Порой аресты сопровождались грабежами и избиениями. Солдат Бежикин-Шальнов утверждал в мемуарах, что юнкера отобрали у него 845 рублей, золотые крестик с цепочкой, золотую цепочку для часов и избили прикладами до потери сознания. Позже, когда он потребовал вернуть свои ценности, ему ответили, что они пошли в фонд помощи семьям погибших юнкеров.
Находясь в плену, Буравцев и некоторые его товарищи лишились теплых пальто и шапок. Юнкера, невразумительно объяснив причину, попросили эти вещи «на короткое время», но так и не вернули. Когда пленных переводили из училища в здание Городской думы, а затем в Кремль, в арестантские помещения при казармах 56-го полка, они сильно страдали от холода.

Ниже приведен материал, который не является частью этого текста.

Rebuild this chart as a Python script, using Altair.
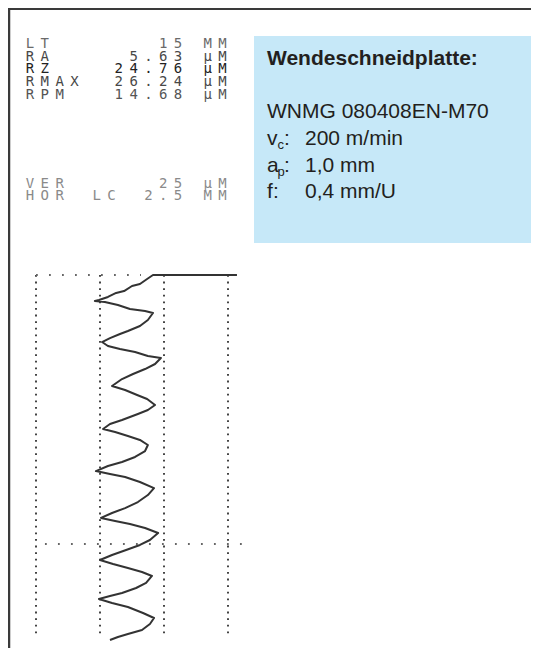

Испытывали пленные и муки голода. «Кормили помалу и один раз в день как в Александровском училище, так и позднее, – писал М. Буравцев. – Чай подавали случайно. Юнкера утверждали, что нам, арестованным, дают то же, что и они получают сами».
Впрочем, все это случилось позже, в ходе боев. Мы же, продолжая рассказ о развитии событий, возвращаемся в «мирный» период, который еще продолжался в течение 27 октября.
«Нелепое положение сложилось в Москве, – констатировали “Известия Московского Совета”. – Стены домов и заборы красноречиво говорят об этой нелепости. На них рядом расклеены плакаты от Военно-революционного комитета, Московских Советов рабочих и солдатских депутатов и от Московской городской думы. Военно-революционный комитет говорит именем революции, которая организует свои силы против контрреволюции, стремящейся нанести ей последний удар. Московская центральная дума в воззвании, принятом большинством, составившимся из кадето-корниловцев и правого центра, призывает московское население сплотиться для поддержки губителей революции».